Selain itu, Soetikno diduga menerima komisi dari perusahaan Hong Kong bernama Hollingsworth Management Limited International Ltd (HMI) yang menjadi Sales Representative dari Bombardier.
Pembayaran komisi tersebut diduga terkait dengan keberhasilan Soetikno membantu tercapainya kontrak antara PT Garuda Indonesia (Persero) Tbk., dan empat pabrikan tersebut.
Soetikno selanjutnya memberikan sebagian dari komisi tersebut kepada Emirsyah Satar serta pada mantan Direktur Teknik dan Pengelolaan Armada Garuda Hadinoto sebagai hadiah atas dimenangkannya kontrak oleh empat pabrikan.
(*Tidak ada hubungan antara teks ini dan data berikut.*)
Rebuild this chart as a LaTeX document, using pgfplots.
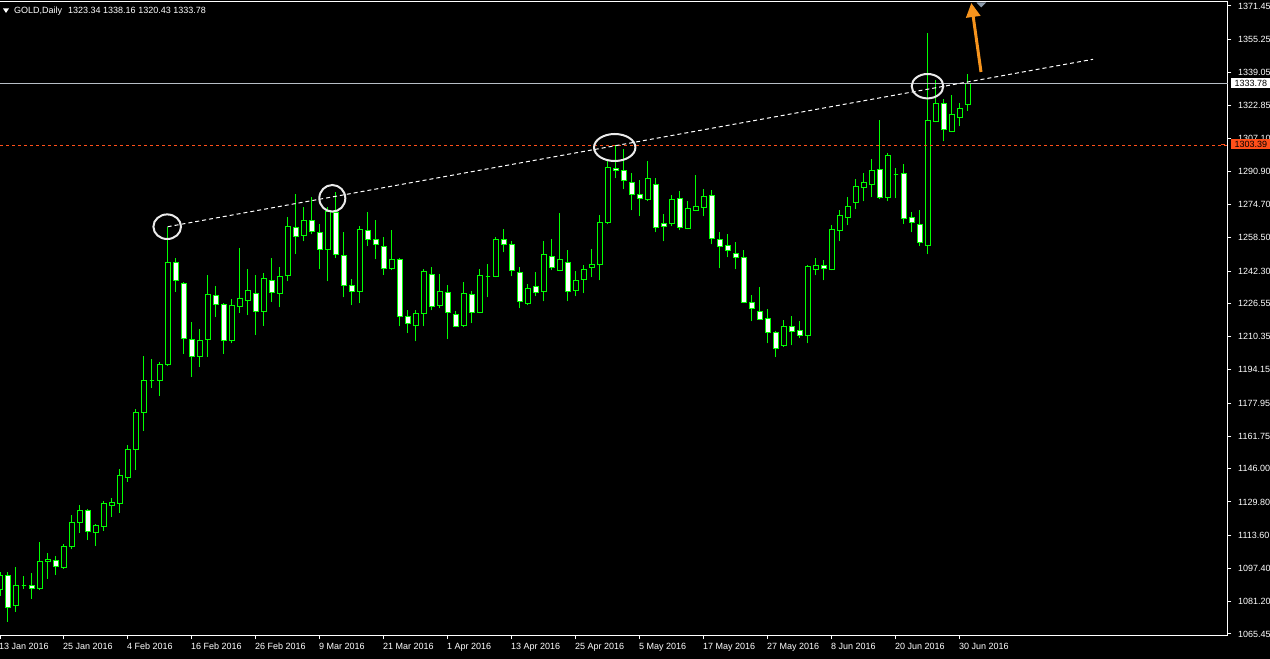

Soetikno diduga memberi Emirsyah Satar senilai Rp5,79 miliar untuk pembayaran rumah di Pondok Indah, US$680.000 dan 1,02 juta euro yang dikirim ke rekening perusahaan milik Emirsyah Satar di Singapura, dan Sin$1,2 juta untuk pelunasan apartemen milik Emirsyah Satar di Singapura.
Keduanya kemudian dijerat KPK dengan dugaan tindak pidana pencucian uang (TPPU).